## [Aim of the task]
Write each line of the material exactly as given, from the top through the line that contains "harmful is the", and omit all pictures.

## START Material

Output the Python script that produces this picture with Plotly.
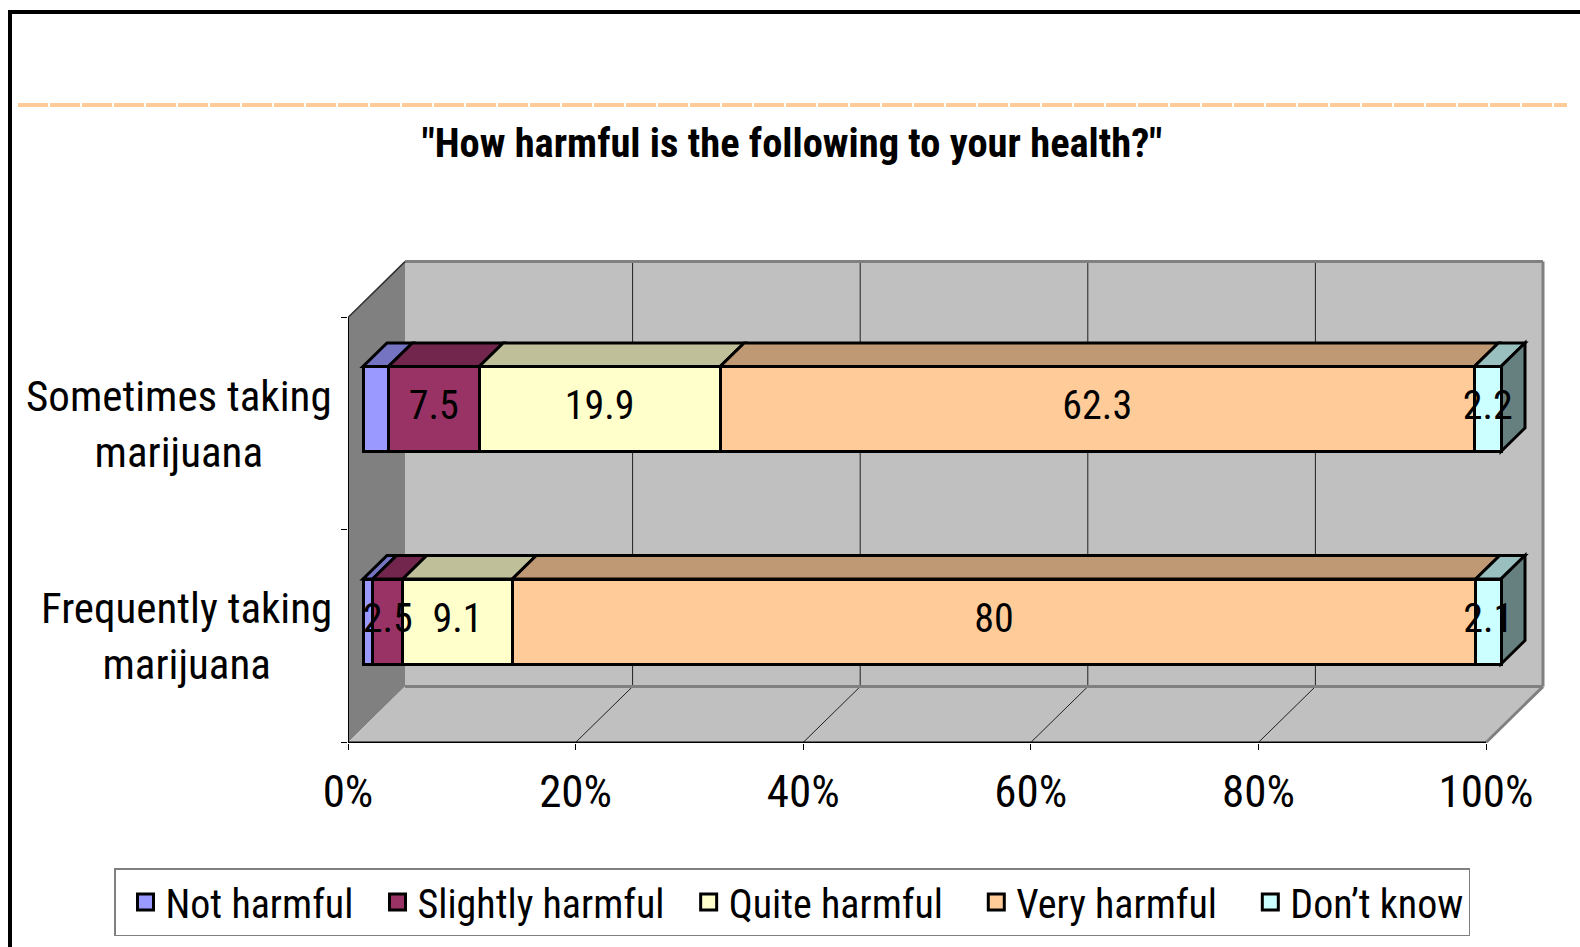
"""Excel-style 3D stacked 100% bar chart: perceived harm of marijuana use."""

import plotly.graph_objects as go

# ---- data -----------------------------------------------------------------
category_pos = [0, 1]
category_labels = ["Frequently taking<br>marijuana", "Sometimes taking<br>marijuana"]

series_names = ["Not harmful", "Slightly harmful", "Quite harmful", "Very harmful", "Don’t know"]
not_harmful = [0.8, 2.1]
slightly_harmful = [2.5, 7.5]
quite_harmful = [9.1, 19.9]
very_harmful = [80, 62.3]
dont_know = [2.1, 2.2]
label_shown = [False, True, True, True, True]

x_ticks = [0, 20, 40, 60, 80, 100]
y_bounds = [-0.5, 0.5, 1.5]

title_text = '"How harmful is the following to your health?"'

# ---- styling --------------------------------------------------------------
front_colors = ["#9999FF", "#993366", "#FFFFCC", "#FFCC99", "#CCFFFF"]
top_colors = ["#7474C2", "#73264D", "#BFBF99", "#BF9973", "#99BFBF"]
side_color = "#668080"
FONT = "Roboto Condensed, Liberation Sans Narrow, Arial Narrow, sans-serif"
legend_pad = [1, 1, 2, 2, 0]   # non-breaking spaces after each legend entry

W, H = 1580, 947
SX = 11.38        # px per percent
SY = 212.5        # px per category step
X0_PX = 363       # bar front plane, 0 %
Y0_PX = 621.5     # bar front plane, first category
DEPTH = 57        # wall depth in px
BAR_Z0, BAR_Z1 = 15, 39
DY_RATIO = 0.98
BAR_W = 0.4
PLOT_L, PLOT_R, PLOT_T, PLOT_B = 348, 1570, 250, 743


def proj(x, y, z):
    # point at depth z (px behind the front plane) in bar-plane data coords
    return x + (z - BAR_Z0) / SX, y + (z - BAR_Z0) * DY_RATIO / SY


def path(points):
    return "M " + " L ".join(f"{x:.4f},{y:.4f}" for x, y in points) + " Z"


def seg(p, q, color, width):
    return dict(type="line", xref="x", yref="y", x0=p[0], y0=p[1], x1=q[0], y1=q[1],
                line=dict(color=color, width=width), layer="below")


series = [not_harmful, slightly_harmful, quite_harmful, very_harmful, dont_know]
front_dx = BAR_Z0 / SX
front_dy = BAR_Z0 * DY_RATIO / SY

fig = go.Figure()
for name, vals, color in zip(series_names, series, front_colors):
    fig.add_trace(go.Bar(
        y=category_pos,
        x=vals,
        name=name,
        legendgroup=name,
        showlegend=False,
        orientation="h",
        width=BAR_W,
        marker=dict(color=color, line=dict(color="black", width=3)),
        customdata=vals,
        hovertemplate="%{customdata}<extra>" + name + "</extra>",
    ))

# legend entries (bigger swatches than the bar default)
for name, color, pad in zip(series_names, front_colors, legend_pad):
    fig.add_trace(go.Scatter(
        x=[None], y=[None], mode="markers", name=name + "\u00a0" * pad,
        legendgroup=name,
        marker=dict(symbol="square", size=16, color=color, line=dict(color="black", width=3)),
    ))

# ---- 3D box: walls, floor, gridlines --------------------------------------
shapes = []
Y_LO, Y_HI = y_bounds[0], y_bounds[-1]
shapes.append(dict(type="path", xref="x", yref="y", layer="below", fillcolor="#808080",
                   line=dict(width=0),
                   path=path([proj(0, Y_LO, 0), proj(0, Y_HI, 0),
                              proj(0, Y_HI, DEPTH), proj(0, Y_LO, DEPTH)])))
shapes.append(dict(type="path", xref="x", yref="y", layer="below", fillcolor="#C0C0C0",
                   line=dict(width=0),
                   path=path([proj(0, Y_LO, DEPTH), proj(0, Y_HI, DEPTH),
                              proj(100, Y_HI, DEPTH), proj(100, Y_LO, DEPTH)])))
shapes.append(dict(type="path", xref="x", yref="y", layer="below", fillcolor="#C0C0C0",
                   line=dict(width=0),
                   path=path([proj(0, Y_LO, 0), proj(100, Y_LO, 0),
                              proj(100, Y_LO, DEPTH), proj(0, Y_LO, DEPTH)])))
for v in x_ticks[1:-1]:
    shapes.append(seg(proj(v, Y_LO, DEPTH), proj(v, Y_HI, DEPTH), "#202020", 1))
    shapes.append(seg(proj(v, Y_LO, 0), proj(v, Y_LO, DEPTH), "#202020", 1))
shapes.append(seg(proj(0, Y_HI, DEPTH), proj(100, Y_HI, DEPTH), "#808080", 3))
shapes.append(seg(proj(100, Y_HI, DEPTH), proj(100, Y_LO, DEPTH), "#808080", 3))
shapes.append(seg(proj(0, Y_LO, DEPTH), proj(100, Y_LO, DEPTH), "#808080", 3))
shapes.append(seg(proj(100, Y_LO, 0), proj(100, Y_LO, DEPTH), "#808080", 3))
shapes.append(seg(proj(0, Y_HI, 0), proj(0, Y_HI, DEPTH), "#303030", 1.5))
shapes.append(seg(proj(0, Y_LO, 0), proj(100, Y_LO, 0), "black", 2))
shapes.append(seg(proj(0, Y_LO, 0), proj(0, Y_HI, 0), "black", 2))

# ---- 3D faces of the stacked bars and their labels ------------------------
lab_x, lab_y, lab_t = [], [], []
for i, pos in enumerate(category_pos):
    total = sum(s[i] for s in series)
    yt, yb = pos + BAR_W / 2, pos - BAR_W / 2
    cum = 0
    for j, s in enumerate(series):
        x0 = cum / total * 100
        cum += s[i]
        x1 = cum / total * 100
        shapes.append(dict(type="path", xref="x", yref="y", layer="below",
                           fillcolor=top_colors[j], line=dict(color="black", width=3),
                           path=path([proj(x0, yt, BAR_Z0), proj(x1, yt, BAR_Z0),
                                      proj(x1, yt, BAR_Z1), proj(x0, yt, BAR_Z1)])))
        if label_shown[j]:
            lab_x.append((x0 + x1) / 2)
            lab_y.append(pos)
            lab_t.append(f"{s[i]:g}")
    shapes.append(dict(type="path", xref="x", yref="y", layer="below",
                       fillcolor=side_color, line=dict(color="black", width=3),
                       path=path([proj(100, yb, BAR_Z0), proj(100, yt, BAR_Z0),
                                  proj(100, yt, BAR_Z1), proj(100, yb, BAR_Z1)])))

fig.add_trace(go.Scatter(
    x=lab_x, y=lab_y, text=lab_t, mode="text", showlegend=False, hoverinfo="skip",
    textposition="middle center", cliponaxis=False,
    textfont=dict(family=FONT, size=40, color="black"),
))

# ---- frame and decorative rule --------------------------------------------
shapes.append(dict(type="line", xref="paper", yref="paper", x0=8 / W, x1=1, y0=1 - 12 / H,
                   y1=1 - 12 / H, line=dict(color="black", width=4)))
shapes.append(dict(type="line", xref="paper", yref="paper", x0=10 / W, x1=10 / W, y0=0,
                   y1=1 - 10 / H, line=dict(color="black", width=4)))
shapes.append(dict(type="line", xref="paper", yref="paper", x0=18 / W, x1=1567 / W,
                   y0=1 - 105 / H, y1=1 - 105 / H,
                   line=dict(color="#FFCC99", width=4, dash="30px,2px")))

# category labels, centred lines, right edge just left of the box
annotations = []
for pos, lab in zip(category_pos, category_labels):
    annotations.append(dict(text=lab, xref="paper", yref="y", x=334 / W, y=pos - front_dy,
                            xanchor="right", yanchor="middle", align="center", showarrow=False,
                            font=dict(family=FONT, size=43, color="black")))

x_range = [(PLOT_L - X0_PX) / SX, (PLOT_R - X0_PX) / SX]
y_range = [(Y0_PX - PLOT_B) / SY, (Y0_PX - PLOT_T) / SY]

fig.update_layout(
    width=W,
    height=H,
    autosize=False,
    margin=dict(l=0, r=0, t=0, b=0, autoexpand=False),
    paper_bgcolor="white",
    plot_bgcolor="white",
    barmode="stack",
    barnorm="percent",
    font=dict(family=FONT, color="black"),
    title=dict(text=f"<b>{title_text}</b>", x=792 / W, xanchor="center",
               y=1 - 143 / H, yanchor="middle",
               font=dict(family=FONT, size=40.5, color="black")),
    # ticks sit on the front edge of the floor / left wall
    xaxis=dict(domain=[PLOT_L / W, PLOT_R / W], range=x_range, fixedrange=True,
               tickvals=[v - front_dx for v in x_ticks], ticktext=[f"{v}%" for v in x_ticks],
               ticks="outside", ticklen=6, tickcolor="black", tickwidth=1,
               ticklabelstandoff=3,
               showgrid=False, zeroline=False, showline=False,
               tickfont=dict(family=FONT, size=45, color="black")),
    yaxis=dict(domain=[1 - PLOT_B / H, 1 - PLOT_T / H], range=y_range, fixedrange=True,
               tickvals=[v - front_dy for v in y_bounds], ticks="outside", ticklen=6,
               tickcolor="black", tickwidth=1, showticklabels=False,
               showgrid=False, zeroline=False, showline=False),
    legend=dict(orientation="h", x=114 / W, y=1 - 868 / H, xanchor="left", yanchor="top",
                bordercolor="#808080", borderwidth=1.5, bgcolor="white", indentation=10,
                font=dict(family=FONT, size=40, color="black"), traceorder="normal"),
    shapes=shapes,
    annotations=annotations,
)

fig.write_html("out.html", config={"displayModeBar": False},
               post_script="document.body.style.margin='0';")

## END Material

## [Task answer]
Output the Python script that produces this picture with Plotly.
"""Excel-style 3D stacked 100% bar chart: perceived harm of marijuana use."""

import plotly.graph_objects as go

# ---- data -----------------------------------------------------------------
category_pos = [0, 1]
category_labels = ["Frequently taking<br>marijuana", "Sometimes taking<br>marijuana"]

series_names = ["Not harmful", "Slightly harmful", "Quite harmful", "Very harmful", "Don’t know"]
not_harmful = [0.8, 2.1]
slightly_harmful = [2.5, 7.5]
quite_harmful = [9.1, 19.9]
very_harmful = [80, 62.3]
dont_know = [2.1, 2.2]
label_shown = [False, True, True, True, True]

x_ticks = [0, 20, 40, 60, 80, 100]
y_bounds = [-0.5, 0.5, 1.5]

title_text = '"How harmful is the following to your health?"'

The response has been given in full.